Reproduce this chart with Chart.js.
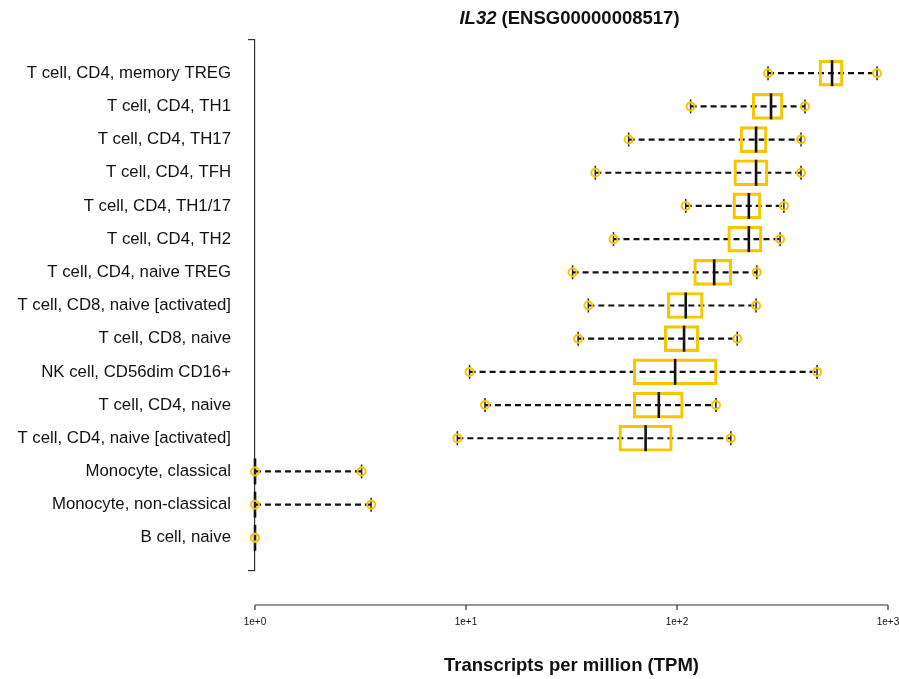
<!DOCTYPE html>
<html>
<head>
<meta charset="utf-8">
<script src="https://cdn.jsdelivr.net/npm/chart.js@4.4.1/dist/chart.umd.min.js"></script>
<style>
  body { margin: 0; background: #fff; }
</style>
</head>
<body>
<canvas id="chart" width="899" height="679"></canvas>
<script>
const geneName = "IL32";
const geneId = "ENSG00000008517";

const cells = [
    "T cell, CD4, memory TREG",
    "T cell, CD4, TH1",
    "T cell, CD4, TH17",
    "T cell, CD4, TFH",
    "T cell, CD4, TH1/17",
    "T cell, CD4, TH2",
    "T cell, CD4, naive TREG",
    "T cell, CD8, naive [activated]",
    "T cell, CD8, naive",
    "NK cell, CD56dim CD16+",
    "T cell, CD4, naive",
    "T cell, CD4, naive [activated]",
    "Monocyte, classical",
    "Monocyte, non-classical",
    "B cell, naive"
];

// TPM values
const mins    = [270, 116, 59, 41, 110, 50, 32, 38, 34, 10.4, 12.3, 9.1, 1, 1, 1];
const q1s     = [471, 227, 199, 186, 184, 174, 120, 90, 87, 62, 62, 53, 1, 1, 1];
const medians = [543, 279, 237, 237, 219, 219, 150, 110, 108, 98, 82, 71, 1, 1, 1];
const q3s     = [612, 318, 267, 270, 250, 253, 182, 133, 127, 155, 107, 95, 1, 1, 1];
const maxs    = [887, 404, 387, 387, 321, 308, 239, 237, 193, 461, 153, 180, 3.2, 3.55, 1];

const tickVals = [1, 10, 100, 1000];
const tickLabels = ["1e+0", "1e+1", "1e+2", "1e+3"];

// empty slots above and below so the axis runs a bit past the rows
const yLabels = [" ", ...cells, "  "];

const yellow = "#f7c600";
const font = '"Liberation Sans", Arial, Helvetica, sans-serif';

// whiskers: min -> max for each row, broken with a null point
const whiskerData = [];
cells.forEach((c, i) => {
    whiskerData.push({x: mins[i], y: c});
    whiskerData.push({x: maxs[i], y: c});
    whiskerData.push({x: null, y: c});
});

const endPoints = [];
cells.forEach((c, i) => {
    endPoints.push({x: mins[i], y: c});
    endPoints.push({x: maxs[i], y: c});
});

// title with italic gene name
const titlePlugin = {
    id: "geneTitle",
    afterDraw(chart){
        const {ctx, chartArea} = chart;
        const f1 = "italic bold 18.5px " + font;
        const f2 = "bold 18.5px " + font;
        const rest = " (" + geneId + ")";
        ctx.save();
        ctx.font = f1;
        const w1 = ctx.measureText(geneName).width;
        ctx.font = f2;
        const w2 = ctx.measureText(rest).width;
        const x0 = (chartArea.left + chartArea.right) / 2 - 2 - (w1 + w2) / 2;
        ctx.fillStyle = "#111";
        ctx.textBaseline = "middle";
        ctx.font = f1;
        ctx.fillText(geneName, x0, 19);
        ctx.font = f2;
        ctx.fillText(rest, x0 + w1, 19);
        ctx.restore();
    }
};

// R style x axis line, sitting a little below the plot area
const xAxisLine = {
    id: "xAxisLine",
    afterDraw(chart){
        const {ctx, chartArea} = chart;
        const xs = chart.scales.x;
        const y = chartArea.bottom + 34;
        ctx.save();
        ctx.strokeStyle = "#333";
        ctx.lineWidth = 1.2;
        ctx.beginPath();
        ctx.moveTo(xs.getPixelForValue(tickVals[0]), y);
        ctx.lineTo(xs.getPixelForValue(tickVals[tickVals.length - 1]), y);
        tickVals.forEach(v => {
            const px = xs.getPixelForValue(v);
            ctx.moveTo(px, y);
            ctx.lineTo(px, y + 5);
        });
        ctx.stroke();
        ctx.restore();
    }
};

new Chart(document.getElementById("chart"), {
    type: "bar",
    data: {
        labels: yLabels,
        datasets: [
            {
                type: "line",
                label: "whisker",
                data: whiskerData,
                borderColor: "#111",
                borderWidth: 2.2,
                borderDash: [6, 4],
                pointRadius: 0,
                spanGaps: false,
                clip: false,
                order: 5
            },
            {
                label: "box",
                data: cells.map((c, i) => ({y: c, x: [q1s[i], q3s[i]]})),
                backgroundColor: "rgba(0,0,0,0)",
                borderColor: yellow,
                borderWidth: 2.5,
                borderSkipped: false,
                barThickness: 26,
                clip: false,
                order: 4
            },
            {
                type: "line",
                label: "median",
                data: cells.map((c, i) => ({x: medians[i], y: c})),
                showLine: false,
                pointStyle: "line",
                rotation: 90,
                pointRadius: 13,
                pointBorderWidth: 2.6,
                pointBorderColor: "#111",
                clip: false,
                order: 3
            },
            {
                type: "line",
                label: "caps",
                data: endPoints,
                showLine: false,
                pointStyle: "line",
                rotation: 90,
                pointRadius: 7,
                pointBorderWidth: 1.5,
                pointBorderColor: "#222",
                clip: false,
                order: 2
            },
            {
                type: "line",
                label: "ends",
                data: endPoints,
                showLine: false,
                pointStyle: "circle",
                pointRadius: 4,
                pointBorderWidth: 2,
                pointBorderColor: yellow,
                pointBackgroundColor: "rgba(0,0,0,0)",
                clip: false,
                order: 1
            }
        ]
    },
    options: {
        responsive: false,
        animation: false,
        indexAxis: "y",
        layout: {autoPadding: false, padding: {top: 40, right: 0, left: 0, bottom: 0}},
        plugins: {
            legend: {display: false},
            tooltip: {enabled: false}
        },
        scales: {
            x: {
                type: "logarithmic",
                min: 1,
                max: 1000,
                afterBuildTicks: s => { s.ticks = tickVals.map(v => ({value: v})); },
                afterFit: s => {
                    s.height = 108;
                    s.paddingLeft = 0;
                    s.paddingRight = 11;
                },
                // invisible tick marks, only used to push the labels down
                grid: {display: true, drawOnChartArea: false, drawTicks: true, tickLength: 44, color: "rgba(0,0,0,0)"},
                border: {display: false},
                ticks: {
                    padding: 1,
                    color: "#111",
                    font: {family: font, size: 10},
                    maxRotation: 0,
                    callback: (v, i) => tickLabels[i]
                },
                title: {
                    display: true,
                    text: "Transcripts per million (TPM)",
                    color: "#111",
                    font: {family: font, size: 18.5, weight: "bold"},
                    padding: {top: 0, bottom: 2}
                }
            },
            y: {
                type: "category",
                offset: false,
                afterFit: s => { s.width = 255; },
                grid: {
                    offset: false,
                    drawOnChartArea: false,
                    drawTicks: true,
                    tickLength: 7,
                    lineWidth: 1.2,
                    color: c => (c.index === 0 || c.index === yLabels.length - 1) ? "#333" : "rgba(0,0,0,0)"
                },
                border: {display: true, color: "#333", width: 1.2},
                ticks: {
                    padding: 17,
                    color: "#111",
                    autoSkip: false,
                    font: {family: font, size: 16.8}
                }
            }
        }
    },
    plugins: [titlePlugin, xAxisLine]
});
</script>
</body>
</html>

Work required: List each line holding the string "with".

Task response:
Reproduce this chart with Chart.js.
// whiskers: min -> max for each row, broken with a null point
// title with italic gene name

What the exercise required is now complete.